▶ [Task objective]: Copy out the listing in full, exactly as written, but not its pictures.

┌──

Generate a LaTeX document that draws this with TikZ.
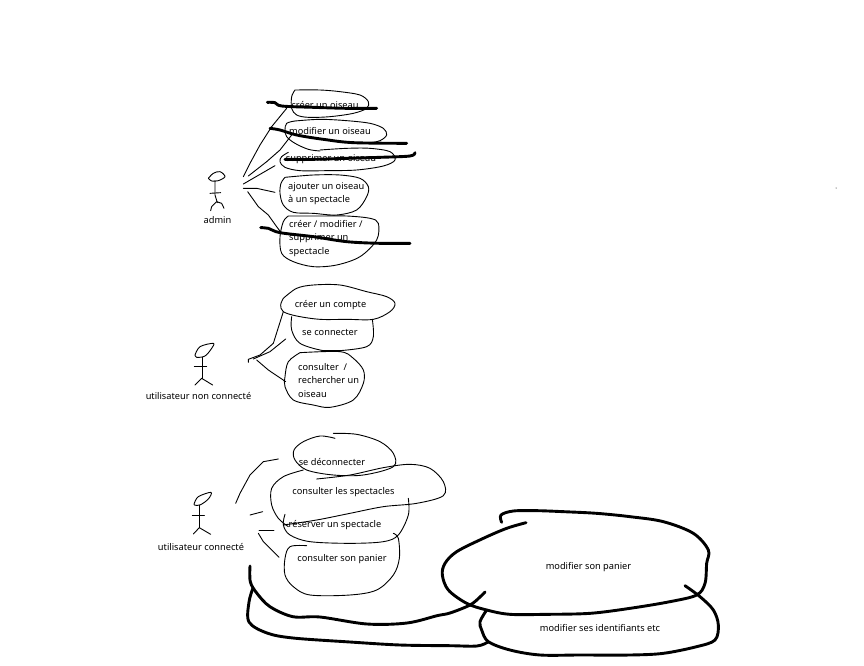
\documentclass[tikz,border=0pt]{standalone}
\usepackage{fontspec}
\setmainfont{Noto Sans}
\tikzset{
  pen/.style={line width=0.9pt,line join=round,line cap=round},
  penheavy/.style={line width=2.9pt,line join=round,line cap=round},
  lbl/.style={inner sep=0pt,font=\fontsize{9.25}{13.2}\selectfont},
  lblleft/.style={lbl,anchor=west,align=left},
  sm/.style={smooth,tension=0.55}
}
\begin{document}
\begin{tikzpicture}[x=1pt,y=-1pt]
\useasboundingbox (0,0) rectangle (864,666);
\fill[white] (0,0) rectangle (864,666);
% labels
\node[lbl] (t1) at (325,105) {créer un oiseau};
\node[lbl] (t2) at (330,131.5) {modifier un oiseau};
\node[lbl] (t3) at (331,159.5) {supprimer un oiseau};
\node[lblleft] (t4) at (288,193.5) {ajouter un oiseau\\à un spectacle};
\node[lblleft] (t5) at (289,238.5) {créer / modifier /\\supprimer un\\spectacle};
\node[lbl] (adm) at (217.5,220.5) {admin};
\node[lbl] (t6) at (330.5,305.5) {créer un compte};
\node[lbl] (t7) at (330,332) {se connecter};
\node[lblleft] (t8) at (298,380.5) {consulter~ /\\rechercher un\\oiseau};
\node[lbl] (unc) at (198.5,395.5) {utilisateur non connecté};
\node[lbl] (t9) at (332,461.5) {se déconnecter};
\node[lbl] (t10) at (343.5,492.5) {consulter les spectacles};
\node[lbl] (t11) at (335,525.5) {réserver un spectacle};
\node[lbl] (t12) at (342,559.5) {consulter son panier};
\node[lbl] (uc) at (201,546.5) {utilisateur connecté};
\node[lbl] (t13) at (588.5,567) {modifier son panier};
\node[lbl] (t14) at (600,628.5) {modifier ses identifiants etc};
% admin block
\begin{scope}[shift={(180,80)},scale=1/3]
\draw[pen] plot[sm] coordinates {(345,30)(335,50)(335,85)(350,105)(385,112)(450,110)(520,100)(560,85)(565,65)(540,45)(480,35)(420,30)(345,30)};
\draw[pen] plot[sm] coordinates {(345,123)(320,130)(315,150)(320,170)(345,190)(385,208)(420,213)};
\draw[pen] plot[sm] coordinates {(345,123)(420,118)(500,122)(570,130)(610,145)(620,165)(600,182)(570,188)(520,188)};
\draw[pen] plot[sm] coordinates {(325,217)(305,230)(300,245)(315,262)(360,272)(440,272)(530,270)(610,258)(645,240)(630,215)(570,205)(500,205)(420,210)};
\draw[pen] plot[sm] coordinates {(315,292)(303,310)(300,340)(310,375)(340,397)(400,400)(470,405)(530,390)(560,350)(565,320)(540,295)(480,285)(400,285)(315,292)};
\draw[pen] plot[sm] coordinates {(325,408)(310,425)(300,470)(305,520)(340,545)(400,560)(470,555)(540,530)(590,480)(595,430)(570,415)(500,408)(420,408)(325,408)};
\draw[pen] (190,290)--(210,250)--(240,195)--(275,140)--(320,85);
\draw[pen] (205,288)--(260,245)--(300,210)--(335,165);
\draw[pen] (190,312)--(285,257);
\draw[pen] (190,325)--(230,325)--(285,337);
\draw[pen] (203,335)--(235,380)--(265,405)--(290,440)--(305,460);
\draw[pen] plot[sm] coordinates {(85,295)(100,280)(120,275)(135,290)(115,302)(95,303)(85,295)};
\draw[pen] (105,302)--(105,345)--(112,368);
\draw[pen] (90,340)--(122,338);
\draw[pen] (92,392)--(95,380)--(110,365)--(125,370)--(132,385);
\draw[penheavy] plot[sm] coordinates {(262,67)(285,68)(305,78)(400,82)(500,85)(590,85)};
\draw[penheavy] plot[sm] coordinates {(270,145)(300,150)(350,165)(430,178)(520,188)(680,190)};
\draw[penheavy] plot[sm] coordinates {(315,238)(400,238)(500,235)(600,232)(690,228)(705,218)};
\draw[penheavy] plot[sm] coordinates {(242,443)(265,445)(300,458)(400,470)(500,485)(600,490)(690,490)};
\end{scope}
% non connected block
\begin{scope}[shift={(140,280)},scale=1/3]
\draw[pen] plot[sm] coordinates {(430,55)(422,75)(430,95)(470,108)(540,118)(620,118)(700,118)(750,95)(765,70)(740,50)(680,35)(600,15)(520,15)(470,25)(430,55)};
\draw[pen] plot[sm] coordinates {(455,110)(455,150)(480,190)(550,212)(600,212)(680,200)(700,170)(697,118)};
\draw[pen] plot[sm] coordinates {(480,218)(445,245)(435,290)(435,320)(460,360)(520,375)(570,382)(640,360)(670,310)(670,270)(640,235)(600,215)(480,218)};
\draw[penheavy,line width=1.8pt] (550,212)--(600,212);
\draw[pen] (325,247)--(325,238)--(360,225)--(400,190)--(430,95);
\draw[pen] (340,237)--(390,215)--(437,177);
\draw[pen] (350,240)--(385,270)--(437,305);
\draw[pen] plot[sm] coordinates {(165,225)(180,200)(220,190)(215,205)(195,228)(170,232)(165,225)};
\draw[pen] (187,232)--(187,295);
\draw[pen] (163,258)--(200,258);
\draw[pen] (165,315)--(185,295)--(218,315);
\end{scope}
% connected block
\begin{scope}[shift={(150,425)},scale=1/3]
\draw[pen] plot[sm] coordinates {(555,40)(510,33)(460,50)(432,75)(435,105)(470,135)(550,150)(640,150)(730,125)(730,85)(690,50)(620,28)(550,25)};
\draw[pen] plot[sm] coordinates {(460,135)(400,155)(365,190)(365,240)(385,280)(415,305)};
\draw[pen] plot[sm] coordinates {(400,300)(500,285)(600,265)(700,245)(800,235)(880,212)(880,170)(840,130)(780,118)(700,128)(600,150)(500,162)};
\draw[pen] plot[sm] coordinates {(405,268)(400,300)(420,330)(480,350)(600,355)(700,350)(745,330)(775,270)(775,220)};
\draw[pen] plot[sm] coordinates {(470,362)(420,365)(405,400)(405,450)(430,485)(480,510)(600,510)(680,495)(730,450)(748,400)(745,340)(730,325)};
\draw[pen] (257,235)--(270,205)--(300,150)--(340,110)--(385,102);
\draw[pen] (300,270)--(338,260);
\draw[pen] (327,316)--(372,316);
\draw[pen] (325,325)--(340,350)--(387,397);
\draw[pen] plot[sm] coordinates {(133,235)(145,215)(183,202)(175,222)(150,240)(133,240)(133,235)};
\draw[pen] (148,240)--(148,308);
\draw[pen] (127,271)--(163,271);
\draw[pen] (130,327)--(148,308)--(182,328);
\end{scope}
% heavy curves
\draw[penheavy] plot[sm] coordinates {(250,566)(250.3,581.7)(256.7,593)(270,606.7)(293,616.7)(320,617)(367,624)(407,623)(437,615.7)(450,613)(470,605)(480,597)(485,592)};
\draw[penheavy] plot[sm] coordinates {(253,588)(249,602)(249,622)(267,633)(293,638)(350,642)(400,645)(450,645.7)(477,646)(488,642)};
\begin{scope}[shift={(430,500)},scale=1/3]
\draw[penheavy] plot[sm] coordinates {(288,68)(230,85)(160,115)(80,155)(45,190)(37,225)(55,270)(110,310)(170,330)(240,343)(350,343)(480,340)(600,325)(720,305)(800,285)(825,250)(830,190)(835,150)(790,100)(700,65)(600,50)(500,40)(400,35)(320,32)(250,33)(213,45)(215,67)};
\draw[penheavy] plot[sm] coordinates {(765,257)(810,290)(850,330)(865,375)(855,420)(800,440)(700,460)(600,465)(450,465)(330,465)(240,450)(175,425)(155,390)(150,365)(170,330)};
\end{scope}
\fill (836,188) circle (0.5);
\end{tikzpicture}
\end{document}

└──

▶ [Task response]:
Generate a LaTeX document that draws this with TikZ.
\documentclass[tikz,border=0pt]{standalone}
\usepackage{fontspec}
\setmainfont{Noto Sans}
\tikzset{
  pen/.style={line width=0.9pt,line join=round,line cap=round},
  penheavy/.style={line width=2.9pt,line join=round,line cap=round},
  lbl/.style={inner sep=0pt,font=\fontsize{9.25}{13.2}\selectfont},
  lblleft/.style={lbl,anchor=west,align=left},
  sm/.style={smooth,tension=0.55}
}
\begin{document}
\begin{tikzpicture}[x=1pt,y=-1pt]
\useasboundingbox (0,0) rectangle (864,666);
\fill[white] (0,0) rectangle (864,666);
% labels
\node[lbl] (t1) at (325,105) {créer un oiseau};
\node[lbl] (t2) at (330,131.5) {modifier un oiseau};
\node[lbl] (t3) at (331,159.5) {supprimer un oiseau};
\node[lblleft] (t4) at (288,193.5) {ajouter un oiseau\\à un spectacle};
\node[lblleft] (t5) at (289,238.5) {créer / modifier /\\supprimer un\\spectacle};
\node[lbl] (adm) at (217.5,220.5) {admin};
\node[lbl] (t6) at (330.5,305.5) {créer un compte};
\node[lbl] (t7) at (330,332) {se connecter};
\node[lblleft] (t8) at (298,380.5) {consulter~ /\\rechercher un\\oiseau};
\node[lbl] (unc) at (198.5,395.5) {utilisateur non connecté};
\node[lbl] (t9) at (332,461.5) {se déconnecter};
\node[lbl] (t10) at (343.5,492.5) {consulter les spectacles};
\node[lbl] (t11) at (335,525.5) {réserver un spectacle};
\node[lbl] (t12) at (342,559.5) {consulter son panier};
\node[lbl] (uc) at (201,546.5) {utilisateur connecté};
\node[lbl] (t13) at (588.5,567) {modifier son panier};
\node[lbl] (t14) at (600,628.5) {modifier ses identifiants etc};
% admin block
\begin{scope}[shift={(180,80)},scale=1/3]
\draw[pen] plot[sm] coordinates {(345,30)(335,50)(335,85)(350,105)(385,112)(450,110)(520,100)(560,85)(565,65)(540,45)(480,35)(420,30)(345,30)};
\draw[pen] plot[sm] coordinates {(345,123)(320,130)(315,150)(320,170)(345,190)(385,208)(420,213)};
\draw[pen] plot[sm] coordinates {(345,123)(420,118)(500,122)(570,130)(610,145)(620,165)(600,182)(570,188)(520,188)};
\draw[pen] plot[sm] coordinates {(325,217)(305,230)(300,245)(315,262)(360,272)(440,272)(530,270)(610,258)(645,240)(630,215)(570,205)(500,205)(420,210)};
\draw[pen] plot[sm] coordinates {(315,292)(303,310)(300,340)(310,375)(340,397)(400,400)(470,405)(530,390)(560,350)(565,320)(540,295)(480,285)(400,285)(315,292)};
\draw[pen] plot[sm] coordinates {(325,408)(310,425)(300,470)(305,520)(340,545)(400,560)(470,555)(540,530)(590,480)(595,430)(570,415)(500,408)(420,408)(325,408)};
\draw[pen] (190,290)--(210,250)--(240,195)--(275,140)--(320,85);
\draw[pen] (205,288)--(260,245)--(300,210)--(335,165);
\draw[pen] (190,312)--(285,257);
\draw[pen] (190,325)--(230,325)--(285,337);
\draw[pen] (203,335)--(235,380)--(265,405)--(290,440)--(305,460);
\draw[pen] plot[sm] coordinates {(85,295)(100,280)(120,275)(135,290)(115,302)(95,303)(85,295)};
\draw[pen] (105,302)--(105,345)--(112,368);
\draw[pen] (90,340)--(122,338);
\draw[pen] (92,392)--(95,380)--(110,365)--(125,370)--(132,385);
\draw[penheavy] plot[sm] coordinates {(262,67)(285,68)(305,78)(400,82)(500,85)(590,85)};
\draw[penheavy] plot[sm] coordinates {(270,145)(300,150)(350,165)(430,178)(520,188)(680,190)};
\draw[penheavy] plot[sm] coordinates {(315,238)(400,238)(500,235)(600,232)(690,228)(705,218)};
\draw[penheavy] plot[sm] coordinates {(242,443)(265,445)(300,458)(400,470)(500,485)(600,490)(690,490)};
\end{scope}
% non connected block
\begin{scope}[shift={(140,280)},scale=1/3]
\draw[pen] plot[sm] coordinates {(430,55)(422,75)(430,95)(470,108)(540,118)(620,118)(700,118)(750,95)(765,70)(740,50)(680,35)(600,15)(520,15)(470,25)(430,55)};
\draw[pen] plot[sm] coordinates {(455,110)(455,150)(480,190)(550,212)(600,212)(680,200)(700,170)(697,118)};
\draw[pen] plot[sm] coordinates {(480,218)(445,245)(435,290)(435,320)(460,360)(520,375)(570,382)(640,360)(670,310)(670,270)(640,235)(600,215)(480,218)};
\draw[penheavy,line width=1.8pt] (550,212)--(600,212);
\draw[pen] (325,247)--(325,238)--(360,225)--(400,190)--(430,95);
\draw[pen] (340,237)--(390,215)--(437,177);
\draw[pen] (350,240)--(385,270)--(437,305);
\draw[pen] plot[sm] coordinates {(165,225)(180,200)(220,190)(215,205)(195,228)(170,232)(165,225)};
\draw[pen] (187,232)--(187,295);
\draw[pen] (163,258)--(200,258);
\draw[pen] (165,315)--(185,295)--(218,315);
\end{scope}
% connected block
\begin{scope}[shift={(150,425)},scale=1/3]
\draw[pen] plot[sm] coordinates {(555,40)(510,33)(460,50)(432,75)(435,105)(470,135)(550,150)(640,150)(730,125)(730,85)(690,50)(620,28)(550,25)};
\draw[pen] plot[sm] coordinates {(460,135)(400,155)(365,190)(365,240)(385,280)(415,305)};
\draw[pen] plot[sm] coordinates {(400,300)(500,285)(600,265)(700,245)(800,235)(880,212)(880,170)(840,130)(780,118)(700,128)(600,150)(500,162)};
\draw[pen] plot[sm] coordinates {(405,268)(400,300)(420,330)(480,350)(600,355)(700,350)(745,330)(775,270)(775,220)};
\draw[pen] plot[sm] coordinates {(470,362)(420,365)(405,400)(405,450)(430,485)(480,510)(600,510)(680,495)(730,450)(748,400)(745,340)(730,325)};
\draw[pen] (257,235)--(270,205)--(300,150)--(340,110)--(385,102);
\draw[pen] (300,270)--(338,260);
\draw[pen] (327,316)--(372,316);
\draw[pen] (325,325)--(340,350)--(387,397);
\draw[pen] plot[sm] coordinates {(133,235)(145,215)(183,202)(175,222)(150,240)(133,240)(133,235)};
\draw[pen] (148,240)--(148,308);
\draw[pen] (127,271)--(163,271);
\draw[pen] (130,327)--(148,308)--(182,328);
\end{scope}
% heavy curves
\draw[penheavy] plot[sm] coordinates {(250,566)(250.3,581.7)(256.7,593)(270,606.7)(293,616.7)(320,617)(367,624)(407,623)(437,615.7)(450,613)(470,605)(480,597)(485,592)};
\draw[penheavy] plot[sm] coordinates {(253,588)(249,602)(249,622)(267,633)(293,638)(350,642)(400,645)(450,645.7)(477,646)(488,642)};
\begin{scope}[shift={(430,500)},scale=1/3]
\draw[penheavy] plot[sm] coordinates {(288,68)(230,85)(160,115)(80,155)(45,190)(37,225)(55,270)(110,310)(170,330)(240,343)(350,343)(480,340)(600,325)(720,305)(800,285)(825,250)(830,190)(835,150)(790,100)(700,65)(600,50)(500,40)(400,35)(320,32)(250,33)(213,45)(215,67)};
\draw[penheavy] plot[sm] coordinates {(765,257)(810,290)(850,330)(865,375)(855,420)(800,440)(700,460)(600,465)(450,465)(330,465)(240,450)(175,425)(155,390)(150,365)(170,330)};
\end{scope}
\fill (836,188) circle (0.5);
\end{tikzpicture}
\end{document}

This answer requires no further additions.